Dear Sabine,
Tommaso Bolognesi suggested we read your essay since he saw many similarities between yours and ours. In a standard cop-out that you obviously will recognize, we only wish we had the time to devote to our essay to make it is clear as yours, although, we still are likely to have fallen short of your compelling and passionate (and at times very funny!) proposal.
We agree that there are clear parallels in our summaries of current problems, although our proposed solutions are quite different. You doubt human abilities to derive meaning from large data sets and to think about long-distance and long-term consequences of our actions, and you say "what little grasp we have is prone to cognitive biases and statistical errors." And then you crystallize these issues thusly: "These cognitive shortcomings are not only obstacles to solving our problems, they are the problem". We couldn't agree more or have stated the problem more clearly.
We also are in complete agreement with your analysis of education: "It is time to wake up. We've tried long enough to educate them. It doesn't work. The idea of the educated and well - informed citizen is a[n] utopia. It doesn't work because education doesn't please people. They don't like to think. It is too costly and it's not the information they want." But, then it appears your solution is to provide training and feedback frameworks, and education on how to implement them. You state very clearly that technology is not an integral piece of the solution: "We have a social problem, not a technological one."
The primary differences between your proposal and ours are as follows:
- We believe the solution to our problems is partly priority and partly technology, i.e. first deciding that we need better brains and other thinking machines, and then creating the technologies to implement the solutions. You appear to agree on the first part, but not the second.
- You believe that training will work this time if we just do it a certain way.
- To guide long-term decisions, your proposal places trust in current human priorities, and thus current levels of rationality. Substantial research by Kahneman and Tversky, Keith Stanovich, Tom Gilovich, Dan Ariely, and many others convince us that people are neither rational nor good forecasters, even when they are focused on the future. You clearly understand these issues, but this doubts about bias and irrationality seem to be overwhelmed by the apparent practicality of your proposal.
After saying the problem is not technological, your essay appears to acknowledge that an engineering solution is preferred: "In the future, information about matches with personal priorities may be delivered wirelessly to brain implants, constituting an upgrade of humanity for global interactions." But given current limitations, you rely on a less reliable but practical solution "With presently existing technology we have to settle for visualizing a match or mismatch rather than feeling it." But this is what education has been doing for centuries: translating data into an intuitive graph, or a problem into another kind of problem, using analogies and other abstractions.
Here is the key question for you: why not simply commit to fixing the intrinsic problems you identify, rather than playing tricks of substitution of a long-term goal for a short-term one, or making someone believe they are eating ice cream when they are actually eating vegetables? Why not instead engineer the brain to be better at understanding data (or to like vegetables more than ice cream)?
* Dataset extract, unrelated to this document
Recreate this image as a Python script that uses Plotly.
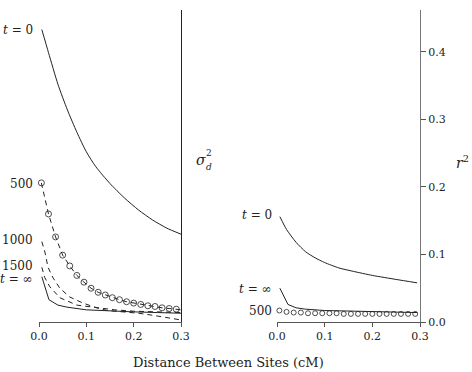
import plotly.graph_objects as go

# ---- data (left panel: sigma_d^2) ----
left_t0_x = [0.006, 0.02, 0.04, 0.06, 0.08, 0.10, 0.12, 0.15, 0.18, 0.21, 0.24, 0.27, 0.30]
left_t0_y = [0.433, 0.399, 0.352, 0.314, 0.281, 0.252, 0.230, 0.205, 0.184, 0.166, 0.151, 0.139, 0.130]

circ_x = [0.005, 0.020, 0.035, 0.050, 0.065, 0.080, 0.095, 0.110, 0.125, 0.140,
          0.155, 0.170, 0.185, 0.200, 0.215, 0.230, 0.245, 0.260, 0.275, 0.290]
left_500_circ_y = [0.206, 0.160, 0.126, 0.099, 0.083, 0.069, 0.059, 0.050, 0.044, 0.040,
                   0.036, 0.033, 0.030, 0.028, 0.026, 0.024, 0.023, 0.021, 0.020, 0.019]
left_500_x = [0.005, 0.020, 0.035, 0.050, 0.065, 0.080, 0.095, 0.110, 0.125, 0.140,
              0.155, 0.170, 0.185, 0.200, 0.215, 0.230, 0.245, 0.260, 0.275, 0.290, 0.300]
left_500_y = [0.206, 0.160, 0.126, 0.099, 0.083, 0.069, 0.059, 0.050, 0.044, 0.040,
              0.036, 0.033, 0.030, 0.028, 0.026, 0.024, 0.023, 0.021, 0.020, 0.019, 0.018]

left_1000_x = [0.006, 0.013, 0.019, 0.030, 0.044, 0.065, 0.093, 0.122, 0.144, 0.18, 0.21, 0.24, 0.27, 0.30]
left_1000_y = [0.119, 0.102, 0.081, 0.065, 0.050, 0.037, 0.028, 0.021, 0.017, 0.015, 0.013, 0.010, 0.007, 0.003]

left_1500_x = [0.006, 0.012, 0.023, 0.044, 0.08, 0.122, 0.16, 0.20, 0.25, 0.30]
left_1500_y = [0.081, 0.066, 0.052, 0.036, 0.025, 0.021, 0.018, 0.016, 0.015, 0.014]

left_inf_x = [0.006, 0.021, 0.04, 0.059, 0.10, 0.15, 0.20, 0.25, 0.30]
left_inf_y = [0.067, 0.033, 0.025, 0.022, 0.018, 0.016, 0.015, 0.014, 0.013]

# ---- data (right panel: r^2) ----
right_t0_x = [0.006, 0.02, 0.04, 0.06, 0.08, 0.10, 0.13, 0.16, 0.20, 0.25, 0.294]
right_t0_y = [0.156, 0.137, 0.118, 0.104, 0.095, 0.088, 0.080, 0.075, 0.069, 0.063, 0.058]

right_inf_x = [0.006, 0.023, 0.04, 0.06, 0.10, 0.15, 0.20, 0.25, 0.294]
right_inf_y = [0.050, 0.026, 0.021, 0.019, 0.017, 0.016, 0.015, 0.014, 0.014]

right_500_circ_y = [0.017, 0.015, 0.014, 0.014, 0.013, 0.013, 0.013, 0.013, 0.013, 0.012,
                    0.012, 0.012, 0.012, 0.012, 0.012, 0.012, 0.012, 0.012, 0.012, 0.012]

x_ticks = [0.0, 0.1, 0.2, 0.3]
x_ticktext = ["0.0", "0.1", "0.2", "0.3"]
y_ticks = [0.0, 0.1, 0.2, 0.3, 0.4]
y_ticktext = ["0.0", "0.1", "0.2", "0.3", "0.4"]

W, H = 472, 372
FONT = "DejaVu Serif"
INK = "#222222"

fig = go.Figure()

solid = dict(color=INK, width=1)
smooth = dict(color=INK, width=1, shape="spline", smoothing=0.6)
dashed = dict(color=INK, width=1, dash="5px,4px")
circ = dict(symbol="circle-open", size=6, color=INK, line=dict(width=0.8, color=INK))

# left panel
fig.add_trace(go.Scatter(x=left_t0_x, y=left_t0_y, mode="lines", line=smooth, xaxis="x", yaxis="y"))
fig.add_trace(go.Scatter(x=left_500_x, y=left_500_y, mode="lines", line=dashed, xaxis="x", yaxis="y"))
fig.add_trace(go.Scatter(x=circ_x, y=left_500_circ_y, mode="markers", marker=circ, xaxis="x", yaxis="y", cliponaxis=False))
fig.add_trace(go.Scatter(x=left_1000_x, y=left_1000_y, mode="lines", line=dashed, xaxis="x", yaxis="y"))
fig.add_trace(go.Scatter(x=left_1500_x, y=left_1500_y, mode="lines", line=dashed, xaxis="x", yaxis="y"))
fig.add_trace(go.Scatter(x=left_inf_x, y=left_inf_y, mode="lines", line=solid, xaxis="x", yaxis="y"))

# right panel
fig.add_trace(go.Scatter(x=right_t0_x, y=right_t0_y, mode="lines", line=smooth, xaxis="x2", yaxis="y2"))
fig.add_trace(go.Scatter(x=right_inf_x, y=right_inf_y, mode="lines", line=solid, xaxis="x2", yaxis="y2"))
fig.add_trace(go.Scatter(x=circ_x, y=right_500_circ_y, mode="markers",
                         marker=dict(symbol="circle-open", size=5, color=INK, line=dict(width=0.8, color=INK)),
                         xaxis="x2", yaxis="y2", cliponaxis=False))

ydom = [50 / H, 362 / H]
yr = [0, 0.462]
axis_common = dict(showgrid=False, zeroline=False, showline=True, linewidth=1,
                   automargin=False, tickfont=dict(family=FONT, size=11, color=INK))

fig.update_layout(
    width=W, height=H,
    margin=dict(l=0, r=0, t=0, b=0, autoexpand=False),
    paper_bgcolor="white", plot_bgcolor="white",
    showlegend=False,
    font=dict(family=FONT, color=INK),
    xaxis=dict(domain=[39 / W, 181 / W], range=[0, 0.3], tickvals=x_ticks, ticktext=x_ticktext,
               linecolor="#555", ticks="outside", ticklen=4, tickcolor="#555", anchor="y", **axis_common),
    yaxis=dict(domain=ydom, range=yr, side="right", anchor="x", showticklabels=False, ticks="",
               linecolor="#222", **axis_common),
    xaxis2=dict(domain=[277 / W, 420 / W], range=[0, 0.3], tickvals=x_ticks, ticktext=x_ticktext,
                linecolor="#555", ticks="outside", ticklen=4, tickcolor="#555", anchor="y2", **axis_common),
    yaxis2=dict(domain=ydom, range=yr, side="right", anchor="x2", tickvals=y_ticks, ticktext=y_ticktext,
                linecolor="#777", ticks="outside", ticklen=5, tickcolor="#555", **axis_common),
)


def ann(text, px, py, anchor="right", size=12):
    fig.add_annotation(text=text, xref="paper", yref="paper", x=px / W, y=1 - py / H,
                       xanchor=anchor, yanchor="middle", showarrow=False,
                       font=dict(family=FONT, size=size, color=INK))


ann("<i>t</i> = 0", 35, 30)
ann("500", 35, 184)
ann("1000", 35, 240)
ann("1500", 35, 266)
ann("<i>t</i> = ∞", 35, 279)
ann("<i>t</i> = 0", 274, 215)
ann("<i>t</i> = ∞", 274, 289)
ann("500", 274, 311)

ann("<i>σ</i>", 194, 160, anchor="left", size=14)
ann("2", 204, 153, anchor="left", size=9)
ann("<i>d</i>", 204, 167, anchor="left", size=9)
ann("<i>r</i><sup>2</sup>", 454, 162, anchor="left", size=14)

ann("Distance Between Sites (cM)", 228, 362, anchor="center", size=13)

fig.write_html("out.html")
Without question these are challenging undertakings, but why continue to apply band-aids on top of dozens of previously applied band-aids?
We think our proposal is the only truly efficient (albeit, long-term) approach and, while our proposed solution is not as specific as yours, we want people to engage in a serious conversation about the issues we raise and how to create better brains and other thinking machines - especially the best scientists and engineers who typically have little motivation to consider these issues because they are comfortable with their own intellects. However, we think that this is another illusion of spacetime proximity (close), which is why our essay asks the reader to consider an imaginary being with god-like powers to do science and engineering (distant). The most rational and intelligent people only feel satisfied with their present mental status because human perceptions are selected to be relativistic about abilities, but the problems highlighted by both of our essays apply to everyone.
I hope your essay does well since the parallels of our two essays are striking and it is important that these issues take center stage. I also hope that you read our essay and that we persuade you to some degree of the soundness of our proposal. Whatever the outcome, we're glad to have made your acquaintance through this competition.